There are many problems facing ordinary Malawians today—from food shortages to lack of clothing and shelter.
In addition, while the high and medium income earners can afford paying services for health care, lowest income earners still rely on free health services provided in public facilities. The gap between the rich and the poor continues to widen.
The Bertelsmann Stiftung’s Transformation Index (BTI) 2016 Malawi country report 2016 covering the period between February 2013 and 31 January 2015 indicates that the poverty and inequality levels in Malawi remain high with the richest 10 percent of the population having an average per capita income that is nine times higher than the average per capita income of the poorest 10 percent.
A lot of times, public health facilities (offering free services) do not have the necessary equipment and drugs to tackle most of health challenges people face; or they are in short supply.
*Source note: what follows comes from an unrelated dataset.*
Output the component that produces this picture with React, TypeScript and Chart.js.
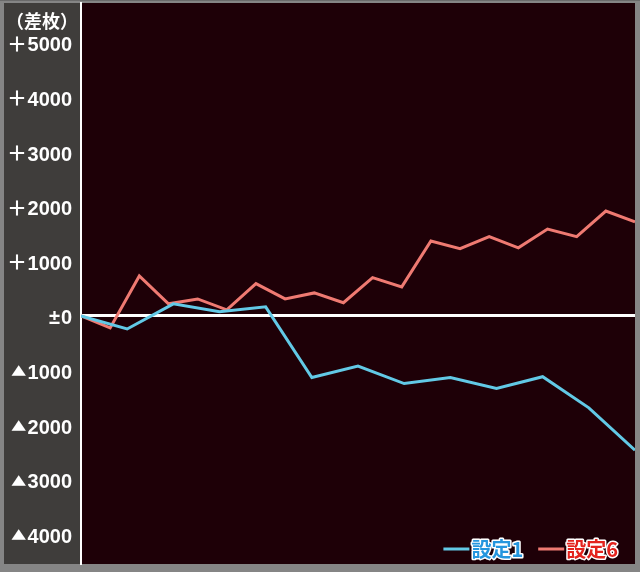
import React, { useEffect, useRef } from "react";
import { Chart, registerables } from "chart.js";

Chart.register(...registerables);

const seriesNames = ["設定1", "設定6"];
const setting1X = [0, 19, 38, 57, 76, 95, 114, 133, 152, 171, 190, 209, 228];
const setting1Values = [0, -240, 220, 75, 165, -1130, -920, -1240, -1130, -1330, -1115, -1685, -2460];
const setting6X = [0, 12, 24, 36, 48, 60, 72, 84, 96, 108, 120, 132, 144, 156, 168, 180, 192, 204, 216, 228];
const setting6Values = [0, -220, 730, 220, 310, 110, 590, 310, 420, 240, 700, 530, 1370, 1230, 1450, 1245, 1590, 1450, 1920, 1720];
const yTickValues = [-4000, -3000, -2000, -1000, 0, 1000, 2000, 3000, 4000, 5000];
const yTickPrefixes = ["▲", "▲", "▲", "▲", "±", "＋", "＋", "＋", "＋", "＋"];
const yTickNumbers = ["4000", "3000", "2000", "1000", "0", "1000", "2000", "3000", "4000", "5000"];
const yUnitLabel = "（差枚）";

const lineColors = ["#62c9e6", "#ef7a72"];
const legendTextColors = ["#2596de", "#e3231d"];
const FONT = '"Liberation Sans", "Noto Sans CJK JP", sans-serif';
const SYM_FONT = '"DejaVu Sans", "Noto Sans CJK JP", sans-serif';
const CJK_FONT = '"Noto Sans CJK JP", "Liberation Sans", sans-serif';

const decorPlugin = {
  id: "decor",
  beforeDraw(chart: any) {
    const { ctx, chartArea, width, height } = chart;
    ctx.save();
    ctx.fillStyle = "#858585";
    ctx.fillRect(0, 0, width, height);
    ctx.fillStyle = "#6a6a6a";
    ctx.fillRect(0, 0, width, 1);
    ctx.fillStyle = "#3f3d3b";
    ctx.fillRect(4, chartArea.top, chartArea.left - 4, chartArea.bottom - chartArea.top);
    ctx.fillStyle = "#1e0007";
    ctx.fillRect(chartArea.left, chartArea.top, chartArea.right - chartArea.left, chartArea.bottom - chartArea.top);
    ctx.restore();
  },
  afterDraw(chart: any) {
    const { ctx, chartArea } = chart;
    const yScale = chart.scales.y;
    ctx.save();
    // tick labels
    ctx.fillStyle = "#ffffff";
    ctx.textBaseline = "alphabetic";
    ctx.textAlign = "right";
    yTickValues.forEach((v, i) => {
      const py = yScale.getPixelForValue(v);
      const base = py + 8.5;
      ctx.font = `bold 20px ${FONT}`;
      const num = yTickNumbers[i];
      const right = 72;
      ctx.fillText(num, right, base);
      const w = ctx.measureText(num).width;
      const pre = yTickPrefixes[i];
      if (pre === "▲") {
        ctx.save();
        ctx.font = `20px ${SYM_FONT}`;
        ctx.textAlign = "left";
        const m = ctx.measureText(pre);
        const gw = m.actualBoundingBoxLeft + m.actualBoundingBoxRight;
        const gh = m.actualBoundingBoxAscent + m.actualBoundingBoxDescent;
        const sx = 15 / (gw || 15);
        const sy = 11 / (gh || 11);
        const boxRight = right - w - 1;
        const boxBottom = py + 6;
        ctx.translate(boxRight - 15, boxBottom);
        ctx.scale(sx, sy);
        ctx.fillText(pre, m.actualBoundingBoxLeft, -m.actualBoundingBoxDescent);
        ctx.restore();
      } else if (pre === "＋") {
        ctx.font = `bold 20px ${CJK_FONT}`;
        ctx.fillText(pre, right - w - 0.5, base + 0.5);
      } else {
        ctx.font = `bold 20px ${FONT}`;
        ctx.fillText(pre, right - w - 1, base);
      }
    });

    // unit label
    ctx.font = `bold 18px ${CJK_FONT}`;
    ctx.fillStyle = "#ffffff";
    ctx.textAlign = "right";
    ctx.textBaseline = "middle";
    ctx.fillText(yUnitLabel, 78, 21);

    // legend
    ctx.font = `bold 20px ${CJK_FONT}`;
    ctx.textBaseline = "middle";
    ctx.textAlign = "left";
    const y = chartArea.bottom - 15;
    const lineLen = 26;
    const gap = 2;
    const itemGap = 15;
    const widths = seriesNames.map((n) => ctx.measureText(n).width);
    let total = 0;
    widths.forEach((w, i) => {
      total += lineLen + gap + w + (i < widths.length - 1 ? itemGap : 0);
    });
    let x = 618 - total;
    seriesNames.forEach((name, i) => {
      ctx.strokeStyle = lineColors[i];
      ctx.lineWidth = 3;
      ctx.beginPath();
      ctx.moveTo(x, y);
      ctx.lineTo(x + lineLen, y);
      ctx.stroke();
      x += lineLen + gap;
      ctx.lineJoin = "round";
      ctx.strokeStyle = "#ffffff";
      ctx.lineWidth = 3;
      ctx.strokeText(name, x, y);
      ctx.fillStyle = legendTextColors[i];
      ctx.fillText(name, x, y);
      x += widths[i] + itemGap;
    });
    ctx.restore();
  },
};

export default function App() {
  const ref = useRef<HTMLCanvasElement | null>(null);
  useEffect(() => {
    if (!ref.current) return;
    const chart = new Chart(ref.current, {
      type: "line",
      data: {
        datasets: [
          {
            label: seriesNames[0],
            data: setting1X.map((x, i) => ({ x, y: setting1Values[i] })),
            borderColor: lineColors[0],
            borderWidth: 3,
            pointRadius: 0,
            tension: 0,
            fill: false,
          },
          {
            label: seriesNames[1],
            data: setting6X.map((x, i) => ({ x, y: setting6Values[i] })),
            borderColor: lineColors[1],
            borderWidth: 3,
            pointRadius: 0,
            tension: 0,
            fill: false,
          },
        ],
      },
      options: {
        animation: false,
        responsive: false,
        maintainAspectRatio: false,
        layout: { padding: { top: 3, right: 5, bottom: 8, left: 0 } },
        plugins: { legend: { display: false }, tooltip: { enabled: false } },
        scales: {
          x: { type: "linear", display: false, min: 0, max: 228 },
          y: {
            min: -4545,
            max: 5730,
            afterFit: (s: any) => {
              s.width = 81;
              s.paddingTop = 0;
              s.paddingBottom = 0;
            },
            afterBuildTicks: (s: any) => {
              s.ticks = yTickValues.map((v) => ({ value: v }));
            },
            ticks: {
              display: false,
              autoSkip: false,
            },
            grid: {
              drawTicks: false,
              color: (c: any) => (c.tick && c.tick.value === 0 ? "#ffffff" : "rgba(0,0,0,0)"),
              lineWidth: (c: any) => (c.tick && c.tick.value === 0 ? 3 : 1),
            },
            border: { color: "#ffffff", width: 2 },
          },
        },
      },
      plugins: [decorPlugin],
    } as any);
    return () => chart.destroy();
  }, []);
  return (
    <div style={{ position: "fixed", left: 0, top: 0, width: 640, height: 572 }}>
      <canvas ref={ref} width={640} height={572} style={{ width: 640, height: 572, display: "block" }} />
    </div>
  );
}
This leaves the poor at risk of death or living with the pain of whatever problem they have.
The desire to be a part of the solution to some of the challenges facing the country is what drove Lilongwe-based Duwa Mvula to do something. Beyond You started as an idea from the founder, Mvula, who after finishing her university studies began to strategise different ways in which the nation, especially the youth, can effect positive changes.
An initiative started by Beyond You dubbed Strides of Hope (SoH) was then hatched to raise funds for buying equipment in the Paediatric High Dependency Unit (HDU) at Kamuzu Central Hospital (KCH) in Lilongwe. To realise the dream, $31 329 (about K21.7 million) are required.
“SoH is an initiative started by Beyond You, a non-profit organisation geared to respond to the needs of the Malawian society through various initiatives centered on creativity, challenge and sacrifice. It comprises a team of young, passionate Malawians who have realised that the country needs young people to respond to the pressing and urgent needs of the society,” explains Mvula.
She believes everyone can make a difference right where they are and cause positive change in society.
The main activity of the initiative is a week-long 361-kilometre walk—from KCH in Lilongwe to College of Medicine in Lilongwe—scheduled from May 21 to May 28 2016.
Taking part in the walk will be seven people who will be supported by a team of five specialists, including two doctors, media personnel and security officers.
“We are confident that this will raise attention towards the project and consequently elicit hope that we as a nation can take the extra mile to effect positive changes in our society. The sheer determination to see a change in the hospital will be displayed through this challenging expedition,” says Mvula.
With the funds, they expect to furnish six HDU beds in the paediatric ward with life-saving medical equipment such as an electrocardiogram (ECG) machine, nebulisers, patient monitors and suction machines. These will be provided to the hospital and the HDU ward will be painted to brighten the room and provide an ambience suitable for children.